Turkish ruling party calls verdict on Islamic head scarf undemocratic

Turkey's ruling Islamic-oriented party accused the country's top court of seizing parliament's power Friday by rebuffing a government attempt to lift a ban on wearing Muslim head scarves in universities. Prime Minister Recep Tayyip Erdogan chaired a six-hour emergency meeting after the Constitutional Court threw out an attempt to remove the ban a day earlier, saying it would violate Turkey's secular principles. The court's ruling did not bode well for Erdogan's party, which faces closure in a separate case on charges of becoming "the focal point of anti-secular activities." The government had campaigned for re-election last year on a promise to lift the head scarf ban on grounds of religious and personal freedom. Upon victory Erdogan passed constitutional amendments to lift the ban.
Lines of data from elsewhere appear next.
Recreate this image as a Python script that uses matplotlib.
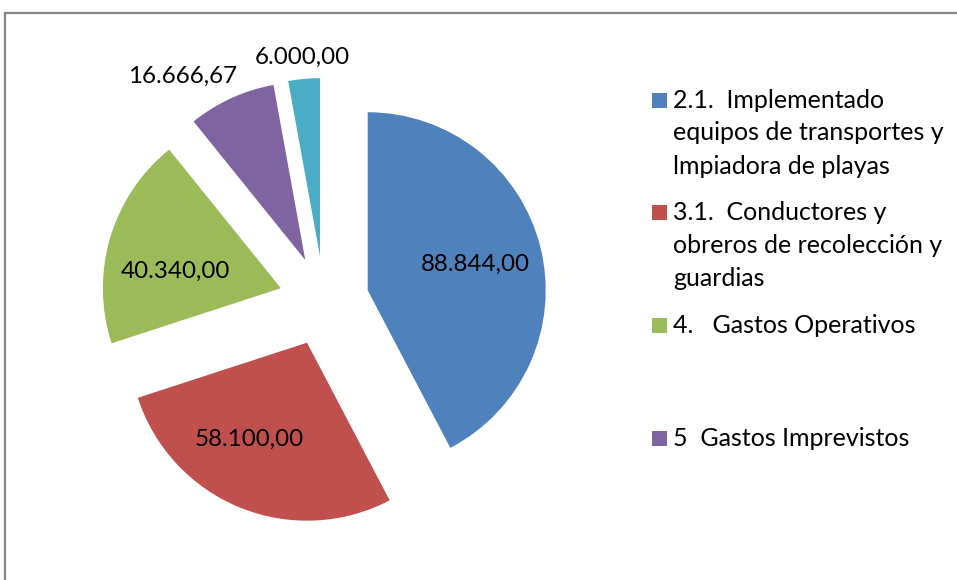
import numpy as np
import matplotlib
matplotlib.use("Agg")
import matplotlib.pyplot as plt
from matplotlib.patches import Rectangle

plt.rcParams['font.family'] = ['Lato', 'DejaVu Sans']

#____________________________ DATA ____________________________#
values = [88844.00, 58100.00, 40340.00, 16666.67, 6000.00]
value_labels = ['88.844,00', '58.100,00', '40.340,00', '16.666,67', '6.000,00']
legend_labels = ['2.1.  Implementado\nequipos de transportes y\nlmpiadora de playas',
                 '3.1.  Conductores y\nobreros de recolección y\nguardias',
                 '4.   Gastos Operativos',
                 '5  Gastos Imprevistos']
colours = ['#4F81BD', '#C0504D', '#9BBB59', '#8064A2', '#4BACC6']

#____________________________ LAYOUT ___________________________#
W, H = 957, 580
R = 178.0           # pie radius in px
centre = (324, H - 301)
explode = [45] * 5  # px
# label placement: distance (fraction of R) and angle, from the exploded wedge apex
lab_dist = [0.62, 0.635, 0.60, 1.24, 1.12]
lab_ang = [13.5, -121.0, 171.0, 123.8, 95.2]

fig = plt.figure(figsize=(W / 100, H / 100), dpi=100)
ax = fig.add_axes([0, 0, 1, 1])

wedges, _ = ax.pie(values, colors=colours, startangle=90, counterclock=False,
                   radius=R, center=centre, explode=explode,
                   wedgeprops=dict(linewidth=0))
ax.set_xlim(0, W)
ax.set_ylim(0, H)
ax.set_aspect('auto')
ax.axis('off')

for w, txt, d, a in zip(wedges, value_labels, lab_dist, lab_ang):
    cx, cy = w.center
    ax.text(cx + d * R * np.cos(np.radians(a)), cy + d * R * np.sin(np.radians(a)),
            txt, ha='center', va='center', fontsize=17.4, color='black')

# chart frame (cut at right and bottom)
ax.plot([5, 5, W + 10], [-10, H - 12.5, H - 12.5], color='#878787', lw=1.6,
        solid_joinstyle='miter', clip_on=False)

# legend, evenly spaced slots like excel
slot = 112.7
y0 = H - 100
for i, lab in enumerate(legend_labels):
    y = y0 - i * slot
    ax.add_patch(Rectangle((652, y - 7.5), 15, 15, color=colours[i], lw=0))
    for k, line in enumerate(lab.split('\n')):
        ax.text(673, y - k * 33, line, ha='left', va='center', fontsize=18,
                color='black')

fig.savefig('out.png', dpi=100)
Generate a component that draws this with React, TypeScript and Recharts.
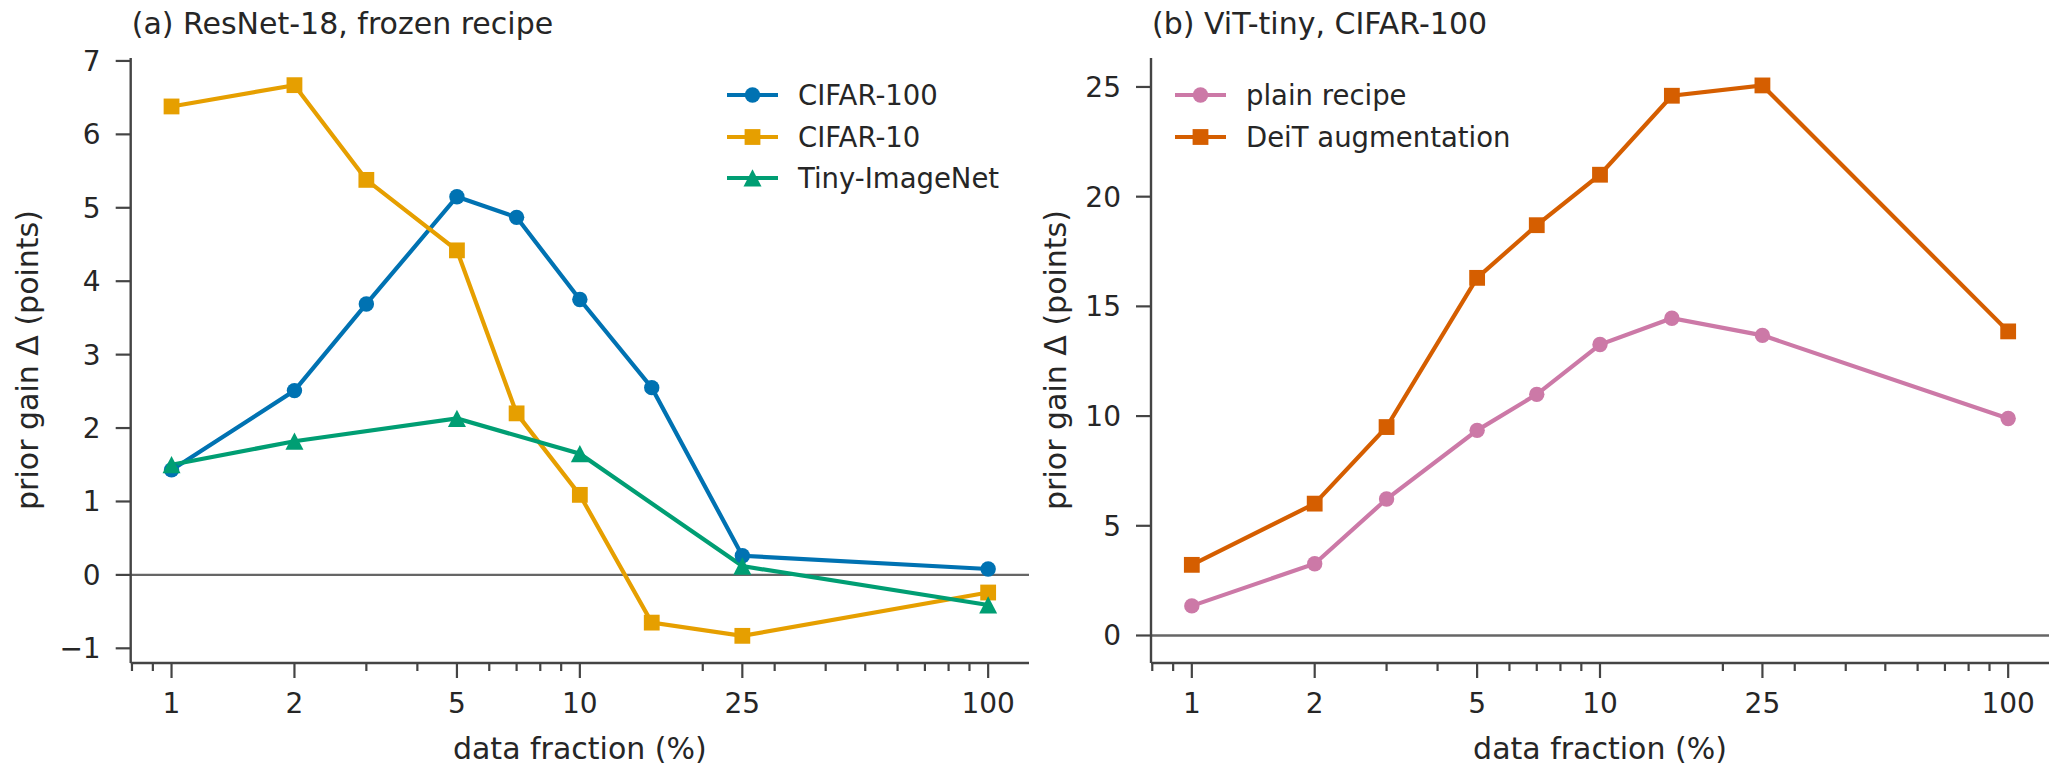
import React from "react";
import { LineChart, Line, XAxis, YAxis, ReferenceLine, Legend } from "recharts";

// data fraction (%) used in both panels
const FRACTIONS = [1, 2, 3, 5, 7, 10, 15, 25, 100];

// (a) ResNet-18, frozen recipe
const RESNET_CIFAR100 = [1.43, 2.51, 3.69, 5.15, 4.87, 3.75, 2.55, 0.26, 0.08];
const RESNET_CIFAR10 = [6.38, 6.67, 5.38, 4.42, 2.2, 1.09, -0.65, -0.83, -0.24];
const RESNET_TINY = [1.5, 1.82, null, 2.13, null, 1.65, null, 0.12, -0.41];

// (b) ViT-tiny, CIFAR-100
const VIT_PLAIN = [1.35, 3.27, 6.22, 9.35, 10.99, 13.26, 14.46, 13.68, 9.89];
const VIT_DEIT = [3.22, 6.01, 9.5, 16.3, 18.7, 21.0, 24.6, 25.07, 13.86];

const X_MAJOR = [1, 2, 5, 10, 25, 100];
const X_MINOR = [0.8, 0.9, 3, 4, 6, 7, 8, 9, 20, 30, 40, 50, 60, 70, 80, 90];
const RESNET_Y_TICKS = [-1, 0, 1, 2, 3, 4, 5, 6, 7];
const VIT_Y_TICKS = [0, 5, 10, 15, 20, 25];

const FONT = "'DejaVu Sans', sans-serif";
const TEXT = "#262626";
const AXIS = "#444444";
const TICK_FONT = 28;
const X_TICKS = [...X_MINOR, ...X_MAJOR].sort((a, b) => a - b);
const X_DOMAIN = [0.7943, 125.9];
const TICK_LEN = 15;
const TICK_GAP = 15;

type Marker = "circle" | "square" | "triangle";
type Series = { key: string; name: string; color: string; marker: Marker; values: (number | null)[] };

const RESNET_SERIES: Series[] = [
  { key: "c100", name: "CIFAR-100", color: "#0072B2", marker: "circle", values: RESNET_CIFAR100 },
  { key: "c10", name: "CIFAR-10", color: "#E69F00", marker: "square", values: RESNET_CIFAR10 },
  { key: "tiny", name: "Tiny-ImageNet", color: "#009E73", marker: "triangle", values: RESNET_TINY },
];

const VIT_SERIES: Series[] = [
  { key: "plain", name: "plain recipe", color: "#CC79A7", marker: "circle", values: VIT_PLAIN },
  { key: "deit", name: "DeiT augmentation", color: "#D55E00", marker: "square", values: VIT_DEIT },
];

function buildRows(series: Series[]) {
  return FRACTIONS.map((frac, i) => {
    const row: Record<string, number | null> = { frac };
    series.forEach((s) => (row[s.key] = s.values[i]));
    return row;
  });
}

function MarkerShape({ shape, cx, cy, color }: { shape: Marker; cx: number; cy: number; color: string }) {
  if (shape === "square") return <rect x={cx - 7.9} y={cy - 7.9} width={15.8} height={15.8} fill={color} />;
  if (shape === "triangle")
    return <polygon points={`${cx},${cy - 8.8} ${cx - 9},${cy + 8.6} ${cx + 9},${cy + 8.6}`} fill={color} />;
  return <circle cx={cx} cy={cy} r={7.7} fill={color} />;
}

function makeDot(s: Series) {
  return (props: any) => {
    const { cx, cy, index } = props;
    if (cx == null || cy == null || props.value == null) return <g key={`${s.key}-${index}`} />;
    return (
      <g key={`${s.key}-${index}`}>
        <MarkerShape shape={s.marker} cx={cx} cy={cy} color={s.color} />
      </g>
    );
  };
}

function LogTick(props: any) {
  const { x, y, payload } = props;
  const major = X_MAJOR.includes(payload.value);
  const axisY = y - TICK_LEN - TICK_GAP;
  return (
    <g>
      <line x1={x} x2={x} y1={axisY} y2={axisY + (major ? TICK_LEN : 8)} stroke={AXIS} strokeWidth={2.2} />
      {major && (
        <text x={x} y={y} dy="0.71em" textAnchor="middle" fontSize={TICK_FONT} fontFamily={FONT} fill={TEXT}>
          {payload.value}
        </text>
      )}
    </g>
  );
}

function LegendBox({ series }: { series: Series[] }) {
  return (
    <div style={{ fontFamily: FONT, fontSize: 27.5, color: TEXT }}>
      {series.map((s) => (
        <div key={s.key} style={{ display: "flex", alignItems: "center", height: 41.5, whiteSpace: "nowrap" }}>
          <svg width={51} height={20} style={{ marginRight: 20 }}>
            <line x1={0} x2={51} y1={10} y2={10} stroke={s.color} strokeWidth={4.2} />
            <MarkerShape shape={s.marker} cx={25.5} cy={10} color={s.color} />
          </svg>
          <span>{s.name}</span>
        </div>
      ))}
    </div>
  );
}

const fmtY = (v: number) => (v < 0 ? `\u2212${Math.abs(v)}` : `${v}`);

type PanelProps = {
  left: number;
  width: number;
  yAxisWidth: number;
  marginRight: number;
  yDomain: [number, number];
  yTicks: number[];
  series: Series[];
  legendLeft: number;
  title: string;
  yLabelX: number;
};

function Panel(p: PanelProps) {
  const rows = buildRows(p.series);
  return (
    <div style={{ position: "absolute", left: p.left, top: 0, width: p.width, height: 773 }}>
      <LineChart width={p.width} height={773} data={rows} margin={{ top: 58, right: p.marginRight, bottom: 0, left: 0 }}>
        <XAxis
          dataKey="frac"
          type="number"
          scale="log"
          domain={X_DOMAIN}
          allowDataOverflow
          ticks={X_TICKS}
          interval={0}
          tick={<LogTick />}
          tickLine={false}
          tickSize={TICK_LEN}
          tickMargin={TICK_GAP}
          axisLine={{ stroke: AXIS, strokeWidth: 2.4 }}
          height={110}
        />
        <YAxis
          type="number"
          domain={p.yDomain}
          allowDataOverflow
          ticks={p.yTicks}
          interval={0}
          tickFormatter={fmtY}
          tick={{ fontSize: TICK_FONT, fill: TEXT, fontFamily: FONT }}
          tickLine={{ stroke: AXIS, strokeWidth: 2.2 }}
          tickSize={TICK_LEN}
          tickMargin={TICK_GAP}
          axisLine={{ stroke: AXIS, strokeWidth: 2.4 }}
          width={p.yAxisWidth}
        />
        <ReferenceLine y={0} stroke="#666666" strokeWidth={2.4} />
        {p.series.map((s) => (
          <Line
            key={s.key}
            type="linear"
            dataKey={s.key}
            name={s.name}
            stroke={s.color}
            strokeWidth={4.2}
            dot={makeDot(s)}
            activeDot={false}
            connectNulls
            isAnimationActive={false}
          />
        ))}
        <Legend
          layout="vertical"
          align="center"
          verticalAlign="middle"
          content={() => <LegendBox series={p.series} />}
          wrapperStyle={{ top: 74.25, left: p.legendLeft, width: "auto", height: "auto" }}
        />
      </LineChart>
      <svg
        width={p.width}
        height={773}
        style={{ position: "absolute", left: 0, top: 0, pointerEvents: "none", overflow: "visible" }}
        fontFamily={FONT}
        fill={TEXT}
      >
        <text x={p.yAxisWidth + 1} y={34} fontSize={30}>
          {p.title}
        </text>
        <text
          x={p.yAxisWidth + (p.width - p.yAxisWidth - p.marginRight) / 2}
          y={759}
          fontSize={30}
          textAnchor="middle"
        >
          data fraction (%)
        </text>
        <text
          x={p.yLabelX}
          y={360}
          fontSize={30}
          textAnchor="middle"
          dominantBaseline="central"
          transform={`rotate(-90 ${p.yLabelX} 360)`}
        >
          prior gain Δ (points)
        </text>
      </svg>
    </div>
  );
}

export default function App() {
  return (
    <div style={{ position: "relative", width: 2058, height: 773, background: "#fff" }}>
      <style>{`body{margin:0}`}</style>
      <Panel
        left={0}
        width={1030}
        yAxisWidth={130.7}
        marginRight={1}
        yDomain={[-1.2, 7.04]}
        yTicks={RESNET_Y_TICKS}
        series={RESNET_SERIES}
        legendLeft={727}
        title="(a) ResNet-18, frozen recipe"
        yLabelX={27}
      />
      <Panel
        left={1030}
        width={1028}
        yAxisWidth={121}
        marginRight={9}
        yDomain={[-1.2535, 26.32]}
        yTicks={VIT_Y_TICKS}
        series={VIT_SERIES}
        legendLeft={145}
        title="(b) ViT-tiny, CIFAR-100"
        yLabelX={25}
      />
    </div>
  );
}
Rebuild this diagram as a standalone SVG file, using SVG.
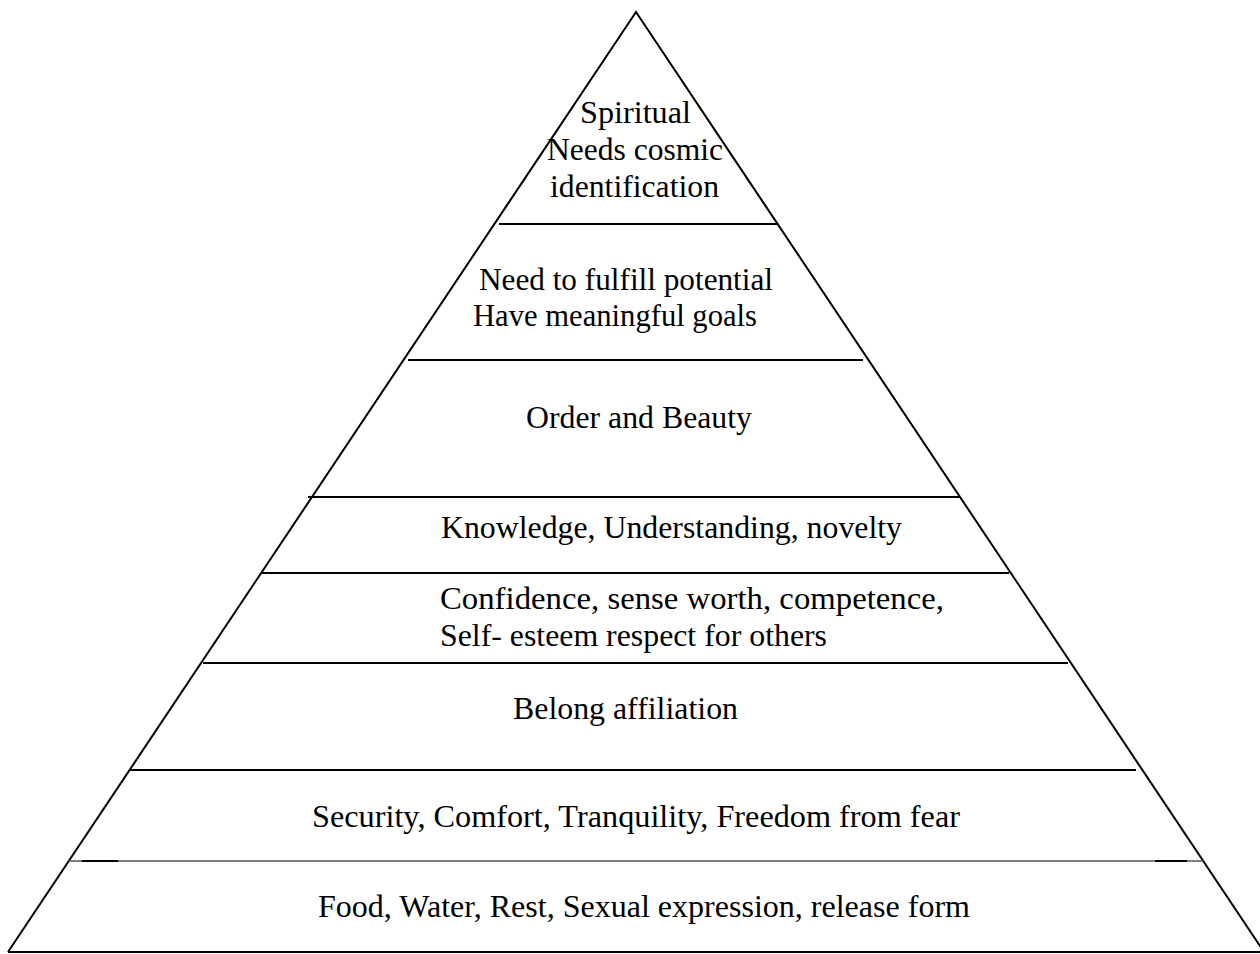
<svg xmlns="http://www.w3.org/2000/svg" width="1260" height="954" viewBox="0 0 1260 954">
<style>
.ln{stroke:#000;stroke-width:2;fill:none}
.t{font-family:"Liberation Serif","Times New Roman",serif;font-size:31px;fill:#000}
</style>
<rect width="1260" height="954" fill="#fff"/>
<g id="pyramid">
<polyline class="ln" points="8,952 636,12 1264,952"/>
<line class="ln" x1="8" y1="952" x2="1260" y2="952"/>
</g>
<g id="dividers">
<line class="ln" x1="499" y1="224" x2="777" y2="224"/>
<line class="ln" x1="408" y1="360" x2="863" y2="360"/>
<line class="ln" x1="308" y1="497" x2="960" y2="497"/>
<line class="ln" x1="262" y1="573" x2="1009" y2="573"/>
<line class="ln" x1="203" y1="663" x2="1068" y2="663"/>
<line class="ln" x1="130" y1="770" x2="1136" y2="770"/>
<line x1="69" y1="861" x2="1203" y2="861" stroke="#555" stroke-width="1.5"/>
<line x1="82" y1="861" x2="118" y2="861" stroke="#000" stroke-width="2"/>
<line x1="1155" y1="861" x2="1187" y2="861" stroke="#000" stroke-width="2"/>
</g>
<g id="level-spiritual">
<text class="t" x="580" y="123" textLength="111" lengthAdjust="spacingAndGlyphs">Spiritual</text>
<text class="t" x="547" y="160" textLength="176" lengthAdjust="spacingAndGlyphs">Needs cosmic</text>
<text class="t" x="550" y="197" textLength="169" lengthAdjust="spacingAndGlyphs">identification</text>
</g>
<g id="level-potential">
<text class="t" x="479" y="290" textLength="294" lengthAdjust="spacingAndGlyphs">Need to fulfill potential</text>
<text class="t" x="473" y="326" textLength="284" lengthAdjust="spacingAndGlyphs">Have meaningful goals</text>
</g>
<g id="level-order">
<text class="t" x="526" y="428" textLength="226" lengthAdjust="spacingAndGlyphs">Order and Beauty</text>
</g>
<g id="level-knowledge">
<text class="t" x="441" y="538" textLength="461" lengthAdjust="spacingAndGlyphs">Knowledge, Understanding, novelty</text>
</g>
<g id="level-esteem">
<text class="t" x="440" y="609" textLength="504" lengthAdjust="spacingAndGlyphs">Confidence, sense worth, competence,</text>
<text class="t" x="440" y="646" textLength="387" lengthAdjust="spacingAndGlyphs">Self- esteem respect for others</text>
</g>
<g id="level-belong">
<text class="t" x="513" y="719" textLength="225" lengthAdjust="spacingAndGlyphs">Belong affiliation</text>
</g>
<g id="level-security">
<text class="t" x="312" y="827" textLength="648" lengthAdjust="spacingAndGlyphs">Security, Comfort, Tranquility, Freedom from fear</text>
</g>
<g id="level-physiological">
<text class="t" x="318" y="917" textLength="652" lengthAdjust="spacingAndGlyphs">Food, Water, Rest, Sexual expression, release form</text>
</g>
</svg>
But the court's decision, which is final, threw a heavy legal barrier before any future attempts to lift the ban. Many see the head scarf as an emblem of political Islam, and consider any attempt to allow it in schools as an attack on modern Turkey's secular laws. Some also argue that lifting the ban would create pressure on all female students to cover themselves. Most of Turkey's 70 million people are Muslim. The European Union, which Turkey is trying to join, said the ban was a domestic Turkish issue.